Giotto Capilla de los Scrovegni -Padua |
Cuando estamos en esta situación de muerte espiritual, de lejanía de Dios, de estar metidos en nuestros sepulcros, de rechazar la voluntad de Dios, Jesús se compadece de nosotros, se estremece, solloza, llora como lloró por el amigo que amaba, y viene a la puerta de nuestra tumba y grita: “sal afuera”. El profeta Ezequiel en la primera lectura pone las siguientes palabras en boca de Dios: “Yo mismo abriré vuestros sepulcros, y os sacaré de ellos, pueblo mío, y os llevaré a la tierra de Israel” (Ez 37, 12). Normalmente, cuando estamos en esta situación de muerte espiritual nos damos cuenta, aunque quizás no queramos reconocerlo; a veces, nos podemos hasta volver insolentes, contumaces, rebelarnos, no querer venir al Señor para que nos cure, casi preferimos permanecer en nuestro sepulcro. Otras veces no nos damos cuenta tan claramente, aunque si escuchásemos nuestra conciencia, esa voz interior de nuestro 'yo' auténtico, oiríamos que ‘algo no está bien’. Cuando estamos en esta situación de muerte y de oscuridad, de pecado, el Señor, gratuitamente, nos ofrece el perdón, nos resucita, para que caminemos en una vida nueva. Esto lo hace de un modo concreto y objetivo a través de los sacramentos de la Iglesia. Cuaresma es el tiempo en que los catecúmenos adultos se preparan para recibir el bautismo la noche de Pascua y en el que nosotros queremos reavivar nuestra iniciación cristiana y renovar las promesas bautismales. Cuaresma también es un tiempo muy indicado para celebrar el sacramento de la penitencia y reconciliarnos con Dios.
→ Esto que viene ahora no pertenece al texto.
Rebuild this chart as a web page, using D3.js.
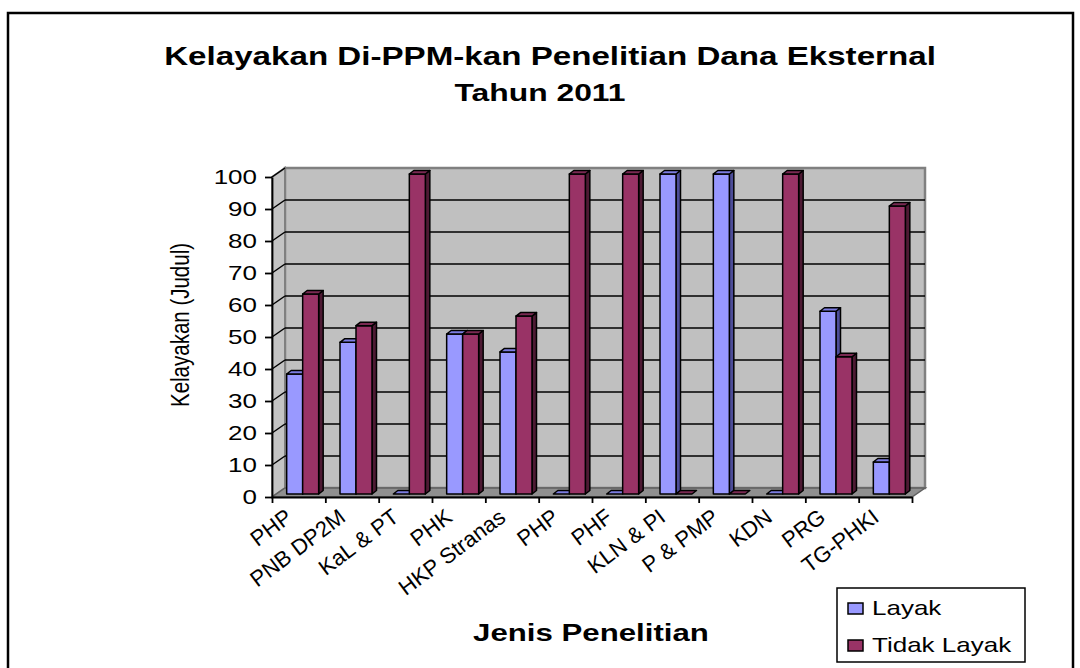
<!DOCTYPE html>
<html>
<head>
<meta charset="utf-8">
<script src="https://cdnjs.cloudflare.com/ajax/libs/d3/7.8.5/d3.min.js"></script>
<style>
  body { margin: 0; background: #fff; }
  text { font-family: Arial, "Liberation Sans", sans-serif; fill: #000; }
</style>
</head>
<body>
<div id="chart"></div>
<script>
// chart values
const categories = ['PHP', 'PNB DP2M', 'KaL & PT', 'PHK', 'HKP Stranas', 'PHP', 'PHF', 'KLN & PI', 'P & PMP', 'KDN', 'PRG', 'TG-PHKI'];
const seriesNames = ['Layak', 'Tidak Layak'];
const layak = [37.5, 47.4, 0, 50, 44.4, 0, 0, 100, 100, 0, 57.1, 10];
const tidakLayak = [62.5, 52.6, 100, 50, 55.6, 100, 100, 0, 0, 100, 42.9, 90];
const yTicks = [0, 10, 20, 30, 40, 50, 60, 70, 80, 90, 100];

const width = 1080;
const height = 668;
const stretch = 1.3; // the original picture is widened horizontally

const colors = {
  'Layak': { front: '#9999ff', top: '#7c7ce0', side: '#4d4d99' },
  'Tidak Layak': { front: '#993366', top: '#7a2952', side: '#4d1a33' }
};

// front plane of the 3d box
const plotLeft = 272, plotRight = 912, plotBottom = 497, plotTop = 177;
const DX = 13, DY = -9; // depth of the box
const BX = 4, BY = -3; // bars sit a bit into the box
const bdx = 4.5, bdy = -3.5; // depth of a bar

const svg = d3.select('#chart').append('svg').attr('width', width).attr('height', height);

svg.append('rect').attr('x', 8).attr('y', 13).attr('width', 1065).attr('height', 670)
  .style('fill', '#fff').style('stroke', '#000').style('stroke-width', 2.5);

const y = d3.scaleLinear().domain([0, 100]).range([plotBottom, plotTop]);
const x0 = d3.scaleBand().domain(d3.range(categories.length)).range([plotLeft, plotRight]).padding(0);
const bw = x0.bandwidth();
const x1 = d3.scaleBand().domain(seriesNames).range([bw * 0.2, bw * 0.8]).padding(0);
const xEdge = d3.scaleLinear().domain([0, categories.length]).range([plotLeft, plotRight]);

const pts = a => a.map(p => p.join(',')).join(' ');

// walls and floor
svg.append('polygon')
  .attr('points', pts([[plotLeft + DX, plotTop + DY], [plotRight + DX, plotTop + DY], [plotRight + DX, plotBottom + DY], [plotLeft + DX, plotBottom + DY]]))
  .style('fill', '#c0c0c0').style('stroke', '#808080').style('stroke-width', 2.5);
svg.append('polygon')
  .attr('points', pts([[plotLeft, plotTop], [plotLeft + DX, plotTop + DY], [plotLeft + DX, plotBottom + DY], [plotLeft, plotBottom]]))
  .style('fill', '#c4c4c4').style('stroke', '#808080').style('stroke-width', 2);
svg.append('polygon')
  .attr('points', pts([[plotLeft, plotBottom], [plotRight, plotBottom], [plotRight + DX, plotBottom + DY], [plotLeft + DX, plotBottom + DY]]))
  .style('fill', '#8f8f8f').style('stroke', '#606060').style('stroke-width', 1.5);

// gridlines
const grid = svg.append('g');
grid.selectAll('line.back')
  .data(yTicks.filter(d => d > 0 && d < 100))
  .enter().append('line')
  .attr('class', 'back')
  .attr('x1', plotLeft + DX).attr('x2', plotRight + DX)
  .attr('y1', d => y(d) + DY).attr('y2', d => y(d) + DY)
  .style('stroke', '#000').style('stroke-width', 1.5);
grid.selectAll('line.side')
  .data(yTicks.filter(d => d > 0))
  .enter().append('line')
  .attr('class', 'side')
  .attr('x1', plotLeft).attr('x2', plotLeft + DX)
  .attr('y1', d => y(d)).attr('y2', d => y(d) + DY)
  .style('stroke', '#000').style('stroke-width', 1.5);

// y axis
const yAxis = svg.append('g').attr('transform', `translate(${plotLeft},0)`)
  .call(d3.axisLeft(y).tickValues(yTicks).tickSize(7).tickSizeOuter(0));
yAxis.select('.domain').style('stroke', '#000').style('stroke-width', 1.8);
yAxis.selectAll('.tick line').style('stroke', '#000').style('stroke-width', 1.8);
yAxis.selectAll('.tick text')
  .attr('x', null)
  .attr('transform', `translate(-15,0) scale(${stretch},1)`)
  .style('font-size', '20px').style('font-family', 'Arial, "Liberation Sans", sans-serif');

// x axis
const xAxis = svg.append('g').attr('transform', `translate(0,${plotBottom})`)
  .call(d3.axisBottom(xEdge).tickValues(d3.range(categories.length + 1)).tickFormat('').tickSize(6).tickSizeOuter(0));
xAxis.select('.domain').style('stroke', '#000').style('stroke-width', 1.8);
xAxis.selectAll('.tick line').style('stroke', '#000').style('stroke-width', 1.8);

// category labels, slanted like the widened original
svg.append('g').selectAll('text')
  .data(categories)
  .enter().append('text')
  .attr('transform', (d, i) => `translate(${x0(i) + bw / 2 - 5},${plotBottom + 23}) rotate(-37)`)
  .attr('text-anchor', 'end')
  .style('font-size', '22px')
  .text(d => d);

// bars
const barData = [];
categories.forEach((c, i) => {
  barData.push({ i, s: 'Layak', v: layak[i] });
  barData.push({ i, s: 'Tidak Layak', v: tidakLayak[i] });
});

const bars = svg.append('g').selectAll('g')
  .data(barData)
  .enter().append('g');

bars.each(function (d) {
  const g = d3.select(this);
  const x = x0(d.i) + x1(d.s) + BX;
  const w = x1.bandwidth();
  const yt = y(d.v) + BY;
  const yb = y(0) + BY;
  const col = colors[d.s];
  if (d.v > 0) {
    g.append('polygon')
      .attr('points', pts([[x + w, yt], [x + w + bdx, yt + bdy], [x + w + bdx, yb + bdy], [x + w, yb]]))
      .style('fill', col.side);
    g.append('rect').attr('x', x).attr('y', yt).attr('width', w).attr('height', yb - yt)
      .style('fill', col.front);
  }
  g.append('polygon')
    .attr('points', pts([[x, yt], [x + bdx, yt + bdy], [x + w + bdx, yt + bdy], [x + w, yt]]))
    .style('fill', col.top);
  g.selectAll('*').style('stroke', '#000').style('stroke-width', 1.5).style('stroke-linejoin', 'round');
});

// titles
const hText = (x, yy, str, size, weight, anchor) =>
  svg.append('text')
    .attr('transform', `translate(${x},${yy}) scale(${stretch},1)`)
    .attr('text-anchor', anchor || 'middle')
    .style('font-size', size + 'px')
    .style('font-weight', weight || 'normal')
    .text(str);

hText(550, 65, 'Kelayakan Di-PPM-kan Penelitian Dana Eksternal', 25.5, 'bold');
hText(540, 101, 'Tahun 2011', 24.5, 'bold');
hText(591, 641, 'Jenis Penelitian', 24, 'bold');

svg.append('text')
  .attr('transform', `translate(189,325) rotate(-90) scale(1,${stretch})`)
  .attr('text-anchor', 'middle')
  .style('font-size', '20.5px')
  .text('Kelayakan (Judul)');

// legend
const legend = svg.append('g');
legend.append('rect').attr('x', 837).attr('y', 588).attr('width', 188).attr('height', 74)
  .style('fill', '#fff').style('stroke', '#000').style('stroke-width', 1.5);
seriesNames.forEach((s, k) => {
  const ly = 603 + k * 37;
  legend.append('rect').attr('x', 848).attr('y', ly).attr('width', 15).attr('height', 11)
    .style('fill', colors[s].front).style('stroke', '#000').style('stroke-width', 1.5);
  hText(872, ly + 12, s, 20, 'normal', 'start');
});
</script>
</body>
</html>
Piscina de hombres - Lourdes (1954) |
Hace unos días, leyendo un comentario a los textos de la misa de hoy en la publicación Magnificat, me encontré con la siguiente cita de Newman: “Cristo dio la vida al muerto a costa de su propia muerte”. El Señor nos saca de nuestros sepulcros, nos libra de la muerte, entrando Él mismo en la muerte, muriendo por nosotros, en nuestro lugar. Es lo que celebraremos dentro de muy poco en el Triduo Pascual. Hace también unos días, cenando con un matrimonio de la parroquia, me narraron una experiencia que me hizo entender con más profundidad las palabras del cardenal inglés. Me contó la mujer que había estado enferma de cáncer de piel y que fue con su marido y su madre al santuario de Lourdes. Allí con su madre se bañó en las piscinas y la madre al salir la abrazó muy fuerte, con lágrimas en los ojos, como nunca lo había hecho antes. Regresaron a Madrid y poco después ella se curó de su cáncer y, en cambio, a la madre le apareció un tumor en el hígado del que falleció poco tiempo después. Me preguntaba esta mujer si creía posible que su madre hubiese pedido a la Virgen en Lourdes que le quitara a su hija el cáncer y se lo diera a ella en su lugar. El modo como la madre la abrazó al salir de las piscinas le sugería eso. Yo le dije que lo que pidió su madre no podíamos saberlo, pero era probable que pidiera algo así visto el amor tan especial que tienen las madres por sus hijos; tampoco sabía yo si la Virgen haría caso de una tal petición, pero lo que sí sabía con certeza es que eso mismo es lo que hizo Jesús por nosotros. Se cargó con nuestros pecados, sufrió la muerte en nuestro lugar para liberarnos a nosotros de ella, para sacarnos de nuestros sepulcros, para liberarnos del cáncer del pecado haciéndose Él pecado por nosotros, como dice el apóstol Pablo.
Y la forma en que todo esto se vuelve real para nosotros, actual, presente, es a través de los sacramentos de la Iglesia, que manan del costado abierto de Cristo en la cruz. A través de ellos salimos de nuestras muertes y podemos caminar en una vida nueva ya ahora, en la espera de la resurrección final.